Some senior State Department officials were so concerned about the rebels’ deteriorating position on the battlefield that they urged the United States to consider airstrikes against Syrian airfields to curtail the flow of arms from Iran and blunt the Assad government’s air attacks. At a meeting at the White House on June 12, Mr. Kerry discussed military optionswith Pentagon and other administration officials.
The Pentagon and the president, however, remain deeply wary of military intervention and, for now, such options have remained on the shelf. But Mr. Obama did decide to supply ammunition, small arms and potentially antitank weapons to the rebels — a move championed unsuccessfully by Mrs. Clinton last year and one that one Arab official said finally made the United States “a full partner” in shaping the strategy for the coalition of nations trying to oust Mr. Assad.

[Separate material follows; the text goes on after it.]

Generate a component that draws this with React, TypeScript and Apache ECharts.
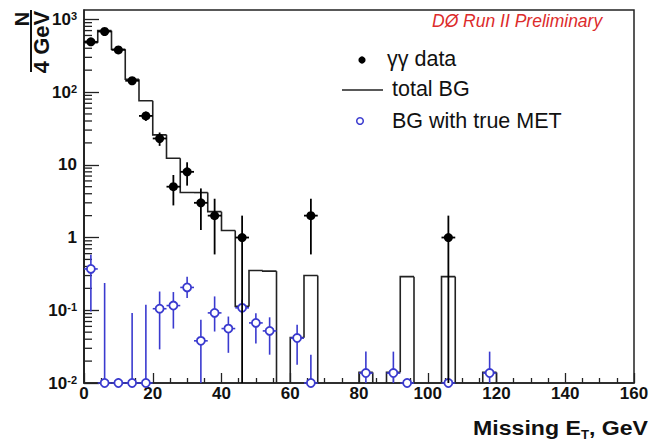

Obama administration officials denied that the exchanges at the meeting were confrontational. But the question remains whether the arms shipments approved by Mr. Obama and provided by partners will put sufficient pressure on the Assad government to bring a political transition or merely encourage a bloody stalemate, which could raise again the issue of whether military intervention should be considered.
As for Mr. Kerry, he has made clear from the time he joined the administration that he is not one to air his advice to the White House in public.
At his first meeting with his staff on the seventh floor of the State Department, officials say, Mr. Kerry used a Boston sports analogy to explain his role in the administration. The secretary of state would be like Bill Walton, the basketball star who helped the Celtics win a championship, and would help the Obama team by creating shots and passing the ball at the right moment.
“There’s no more ‘me,’ only ‘we,’ ” he told his aides.